- INSTRUCTION
Keep only the lines of the data below that contain "this", and copy them.

- INPUT RECORDS
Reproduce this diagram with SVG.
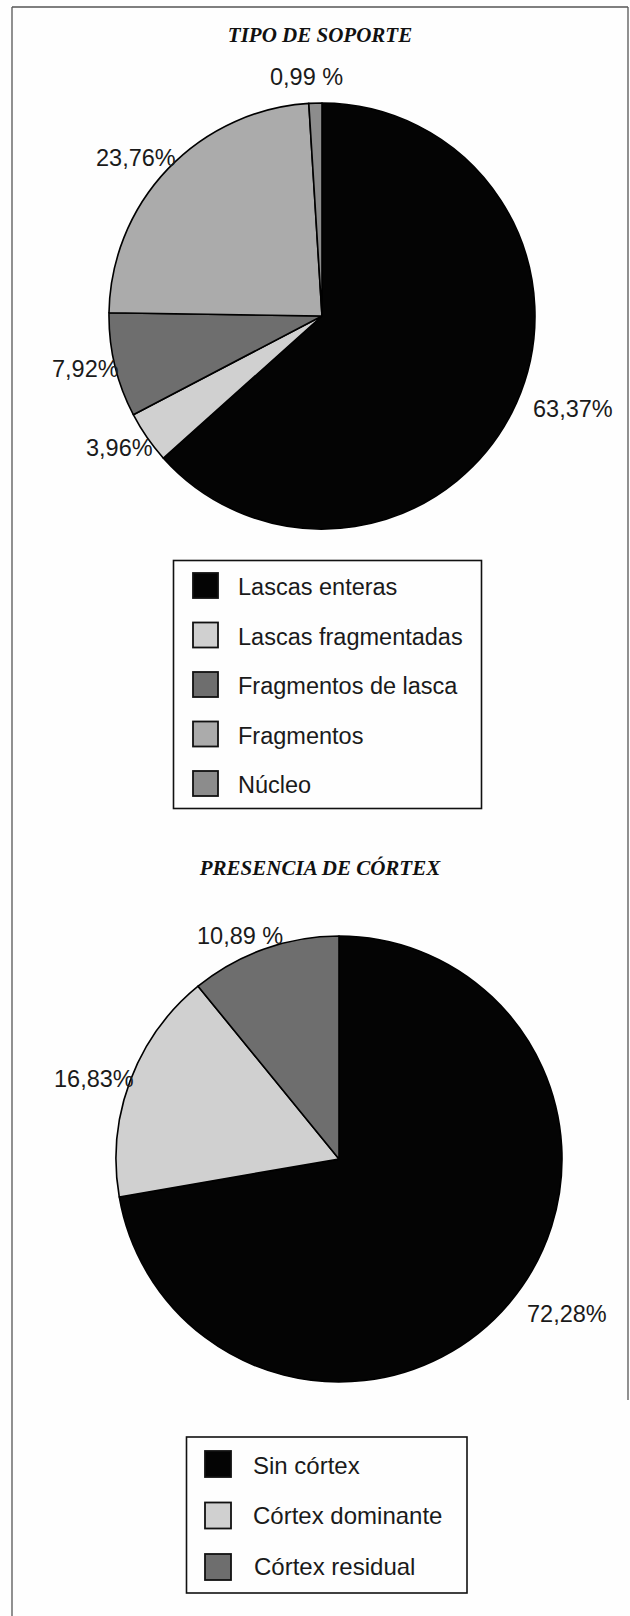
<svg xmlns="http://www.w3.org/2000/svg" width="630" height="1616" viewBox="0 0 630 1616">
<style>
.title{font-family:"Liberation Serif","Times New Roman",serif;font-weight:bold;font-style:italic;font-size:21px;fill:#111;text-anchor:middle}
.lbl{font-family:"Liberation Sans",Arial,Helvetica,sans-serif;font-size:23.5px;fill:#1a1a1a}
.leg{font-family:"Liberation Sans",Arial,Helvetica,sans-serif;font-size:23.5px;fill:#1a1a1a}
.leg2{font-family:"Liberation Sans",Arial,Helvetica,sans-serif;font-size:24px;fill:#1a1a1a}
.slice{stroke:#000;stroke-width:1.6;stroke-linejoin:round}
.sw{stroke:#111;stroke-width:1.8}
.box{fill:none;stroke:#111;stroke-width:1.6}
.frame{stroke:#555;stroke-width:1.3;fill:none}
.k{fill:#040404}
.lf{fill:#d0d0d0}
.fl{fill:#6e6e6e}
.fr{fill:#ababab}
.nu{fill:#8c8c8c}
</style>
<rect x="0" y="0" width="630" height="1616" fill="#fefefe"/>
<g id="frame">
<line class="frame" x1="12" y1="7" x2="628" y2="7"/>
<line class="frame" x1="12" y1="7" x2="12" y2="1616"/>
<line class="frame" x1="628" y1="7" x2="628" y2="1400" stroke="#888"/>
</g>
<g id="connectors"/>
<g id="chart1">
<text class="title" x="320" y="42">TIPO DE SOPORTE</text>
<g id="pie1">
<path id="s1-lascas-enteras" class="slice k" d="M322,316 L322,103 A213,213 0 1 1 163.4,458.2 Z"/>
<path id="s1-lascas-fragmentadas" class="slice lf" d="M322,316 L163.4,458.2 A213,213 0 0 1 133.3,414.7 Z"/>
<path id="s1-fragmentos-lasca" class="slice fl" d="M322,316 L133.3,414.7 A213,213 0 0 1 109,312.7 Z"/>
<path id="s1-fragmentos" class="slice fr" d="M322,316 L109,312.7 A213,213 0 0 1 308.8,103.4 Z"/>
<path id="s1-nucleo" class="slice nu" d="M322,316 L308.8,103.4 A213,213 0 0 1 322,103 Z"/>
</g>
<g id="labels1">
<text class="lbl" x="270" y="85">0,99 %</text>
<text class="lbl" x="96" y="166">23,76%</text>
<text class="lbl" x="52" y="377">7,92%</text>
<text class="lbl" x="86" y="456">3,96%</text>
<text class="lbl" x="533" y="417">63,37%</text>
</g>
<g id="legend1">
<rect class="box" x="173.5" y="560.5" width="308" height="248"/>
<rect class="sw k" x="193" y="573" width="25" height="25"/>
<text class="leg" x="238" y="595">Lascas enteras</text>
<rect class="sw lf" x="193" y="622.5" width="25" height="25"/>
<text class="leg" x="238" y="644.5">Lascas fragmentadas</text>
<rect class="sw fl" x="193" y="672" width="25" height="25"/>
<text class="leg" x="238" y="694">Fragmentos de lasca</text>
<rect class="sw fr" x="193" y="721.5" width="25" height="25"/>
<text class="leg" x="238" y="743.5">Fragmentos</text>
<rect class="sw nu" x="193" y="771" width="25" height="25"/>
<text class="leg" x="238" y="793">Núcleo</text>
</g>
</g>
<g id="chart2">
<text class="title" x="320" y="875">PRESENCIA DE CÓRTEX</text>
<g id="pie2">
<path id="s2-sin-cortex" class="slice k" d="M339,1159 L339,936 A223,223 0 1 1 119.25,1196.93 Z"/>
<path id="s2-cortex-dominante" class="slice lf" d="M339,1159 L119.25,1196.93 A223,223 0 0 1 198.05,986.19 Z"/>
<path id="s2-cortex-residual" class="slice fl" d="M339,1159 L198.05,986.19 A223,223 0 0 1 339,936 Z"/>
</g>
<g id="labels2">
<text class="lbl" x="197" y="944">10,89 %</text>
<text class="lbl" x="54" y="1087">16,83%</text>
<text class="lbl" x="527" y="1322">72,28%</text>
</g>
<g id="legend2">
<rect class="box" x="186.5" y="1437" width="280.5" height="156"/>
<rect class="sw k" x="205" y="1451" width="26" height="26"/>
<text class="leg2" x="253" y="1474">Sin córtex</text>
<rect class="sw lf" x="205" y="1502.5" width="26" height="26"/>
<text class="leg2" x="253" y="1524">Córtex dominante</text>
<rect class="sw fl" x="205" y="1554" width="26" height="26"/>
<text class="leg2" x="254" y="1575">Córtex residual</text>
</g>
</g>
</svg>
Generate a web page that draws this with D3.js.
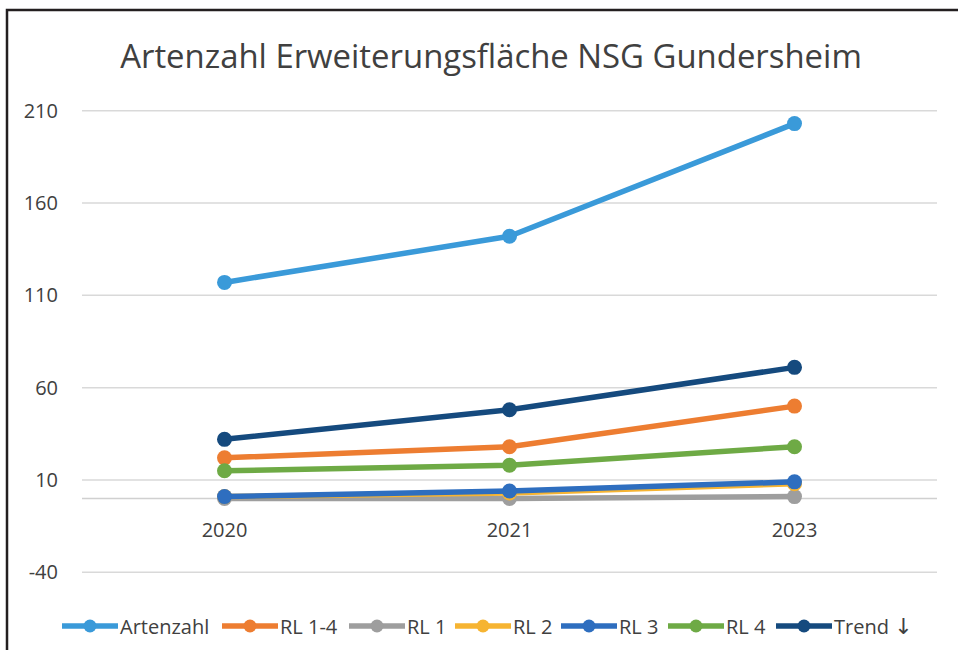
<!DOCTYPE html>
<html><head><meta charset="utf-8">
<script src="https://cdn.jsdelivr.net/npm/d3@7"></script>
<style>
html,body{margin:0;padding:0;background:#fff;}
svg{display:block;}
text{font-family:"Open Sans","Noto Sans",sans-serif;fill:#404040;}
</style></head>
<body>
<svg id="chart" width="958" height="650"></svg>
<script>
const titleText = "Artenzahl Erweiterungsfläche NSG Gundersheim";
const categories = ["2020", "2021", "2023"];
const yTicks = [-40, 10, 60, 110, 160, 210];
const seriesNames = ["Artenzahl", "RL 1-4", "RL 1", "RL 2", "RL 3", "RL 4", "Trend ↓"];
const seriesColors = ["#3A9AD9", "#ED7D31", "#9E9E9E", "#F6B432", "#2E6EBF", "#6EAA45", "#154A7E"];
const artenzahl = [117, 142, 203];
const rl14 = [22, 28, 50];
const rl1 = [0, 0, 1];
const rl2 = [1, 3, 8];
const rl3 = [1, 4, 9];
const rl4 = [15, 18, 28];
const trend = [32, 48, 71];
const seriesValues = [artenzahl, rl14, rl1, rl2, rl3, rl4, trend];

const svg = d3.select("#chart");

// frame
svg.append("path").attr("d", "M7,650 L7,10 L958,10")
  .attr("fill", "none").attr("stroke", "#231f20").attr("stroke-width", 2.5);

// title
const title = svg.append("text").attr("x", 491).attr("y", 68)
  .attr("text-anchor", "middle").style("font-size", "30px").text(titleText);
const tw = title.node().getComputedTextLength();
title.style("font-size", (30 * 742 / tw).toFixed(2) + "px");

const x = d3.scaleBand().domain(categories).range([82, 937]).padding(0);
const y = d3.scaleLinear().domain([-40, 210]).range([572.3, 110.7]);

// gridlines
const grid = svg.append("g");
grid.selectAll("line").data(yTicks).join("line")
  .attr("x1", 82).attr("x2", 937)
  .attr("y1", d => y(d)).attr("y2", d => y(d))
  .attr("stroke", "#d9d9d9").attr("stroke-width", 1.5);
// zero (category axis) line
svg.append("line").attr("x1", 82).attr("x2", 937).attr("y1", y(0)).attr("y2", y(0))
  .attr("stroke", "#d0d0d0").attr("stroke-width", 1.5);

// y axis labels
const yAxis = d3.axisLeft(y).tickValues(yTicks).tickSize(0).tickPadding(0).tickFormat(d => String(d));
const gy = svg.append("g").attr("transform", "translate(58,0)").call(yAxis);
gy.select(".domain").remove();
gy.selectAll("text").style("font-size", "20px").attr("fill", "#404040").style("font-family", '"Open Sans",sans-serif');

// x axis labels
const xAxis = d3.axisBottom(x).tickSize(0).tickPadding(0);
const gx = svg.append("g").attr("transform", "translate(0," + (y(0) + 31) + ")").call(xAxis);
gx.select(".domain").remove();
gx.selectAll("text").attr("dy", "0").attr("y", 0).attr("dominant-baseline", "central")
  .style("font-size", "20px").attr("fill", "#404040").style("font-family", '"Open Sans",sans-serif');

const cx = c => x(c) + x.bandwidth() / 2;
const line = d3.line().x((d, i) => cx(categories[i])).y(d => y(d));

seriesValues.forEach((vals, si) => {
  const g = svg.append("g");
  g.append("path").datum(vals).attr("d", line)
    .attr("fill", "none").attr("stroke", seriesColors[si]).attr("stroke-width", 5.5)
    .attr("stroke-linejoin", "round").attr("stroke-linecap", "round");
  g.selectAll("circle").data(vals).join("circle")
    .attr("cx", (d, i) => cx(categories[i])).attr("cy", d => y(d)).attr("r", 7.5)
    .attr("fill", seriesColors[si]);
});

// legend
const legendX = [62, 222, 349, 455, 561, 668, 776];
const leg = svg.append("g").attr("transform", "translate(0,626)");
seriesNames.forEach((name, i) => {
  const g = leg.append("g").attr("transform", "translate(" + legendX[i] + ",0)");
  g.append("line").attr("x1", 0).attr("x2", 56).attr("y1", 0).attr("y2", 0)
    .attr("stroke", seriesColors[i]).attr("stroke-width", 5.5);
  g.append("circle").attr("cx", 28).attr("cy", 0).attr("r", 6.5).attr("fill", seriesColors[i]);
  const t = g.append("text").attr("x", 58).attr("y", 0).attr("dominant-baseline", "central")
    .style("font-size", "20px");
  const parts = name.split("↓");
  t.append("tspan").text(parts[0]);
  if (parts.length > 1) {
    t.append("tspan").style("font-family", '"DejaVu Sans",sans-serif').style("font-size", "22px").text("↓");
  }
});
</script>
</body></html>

- RESULT OF THE TASK
Reproduce this diagram with SVG.
Generate a web page that draws this with D3.js.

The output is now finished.